As a consequence, the works are free, wide and cosmological in scale. The compositions are de-centered: the activity is thrown to the periphery, suggesting a moment in which order and chaos seem to hang in the balance. Dense passages of line create complex networks and spatial relationships, and evoke impossible spaces saturated with disordered and conflicting information. The imagery is drawn from a variety of media – a personal inventory equally scavenged and appropriated: natural history catalogues, botany encyclopedias, maps, Soviet space photographs, math textbooks, astrophysical diagrams, blueprints, Arabic mosaics, Pennsylvania water towers, pattern-books, children’s stories and newspaper clippings. The images are arranged according to a visual syntax that is equally suggestive of dreamscapes as of satellite imagery of the cosmos.
By using printmaking as a primary method, Vu creates a vocabulary of symbols that appear and reappear throughout the works. Thus, the viewer must constantly recalculate their reactions, comb the work for various readings, and be surprised. The technology of mechanical reproducibility, largely known for static, commercial imagery, and is thus engaged instead to express fluidity of signification, endowing each drawing with fluidity, context, and a narrative to be supplied by the viewer.
Tomas Vu-Daniel (b. Saigon, Vietnam) received a BFA from the University of Texas, El Paso, and an MFA from Yale University. He has been a professor at Columbia University School of the Arts since 1996, when he helped found the LeRoy Neiman Center for Print Studies. In 2000, he was appointed the LeRoy Neiman Professor of Visual Arts. Since its inception, Vu-Daniel has served as Director/Artistic Director of the Neiman center.

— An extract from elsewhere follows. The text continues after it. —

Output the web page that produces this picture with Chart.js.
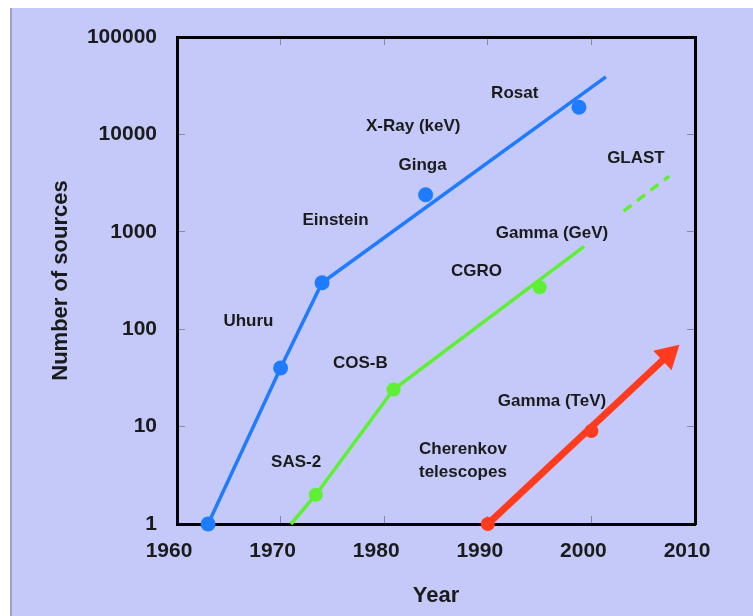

Vu-Daniel received a Joan Mitchell Foundation Fellowship award in 2001, a Guggenheim Fellowship in 2002, and a Louis Comfort Tiffany Foundation Artist Award in 2017. Vu-Daniel participated in the Sharpe-Walentas Studio Program in 2015 and received the Audience Award for Best Artist and residency at the 30th Biennial of Graphic Arts Ljubljana in 2016 and the 2018 Arts/Industry Residency at the John Michael Kohler Arts Center. He has had solo exhibitions at Milwaukee Institute for Art and Design (1998), Museum Haus Kusaya, Yokuska (2001), Centro Colombo Americano, Bogotá (2012), the China Central Academy of Fine Arts Museum, Beijing (2015), Vargas Museum, Manila (2017), and CHAOS, Tokyo (2018), both in collaboration with Rirkrit Tiravanija. Vu-Daniel will have a solo show at XC.HuA Galleries, Berlin (2018). Vu-Daniel has participated in numerous group shows including Organische Abstraction at Wilhem Hack Museum, Ludwigshafen (2006), Orpheus Selection: In Search of Darkness at MoMA PS1, New York City (2007), Boston High Tea: Master Print Series at Sunshine Museum, Songzhuang (2008), Contemporary Prints at Today Art Museum, Beijing (2009), Ten Years of Process and Collaboration 1998-2008 at Museum of the Central Academy of Fine Art, Beijing (2009), The American Contemporary Printing Exhibition at the National Art Museum of China, Beijing, that traveled to the Shanghai Art Museum, Zhejiang Art Museum, Hangzhou, and Guan Shanyue Art Museum, Shen Zhen (2010), Draw: Mapping Madness at Inside Out Art Museum, Beijing, that traveled to Dali Contemporary Art Museum (2014), Draw|Boston at the Massachusetts College of Art Bakalar & Paine Galleries (2017), Occupy Mana and Artists Need to Create on the Same Scale that Society has the Capacity to Destroy at Mana Contemporary, NJ (2017 – 2018), and many more. Vu-Daniel currently lives and works in New York, NY.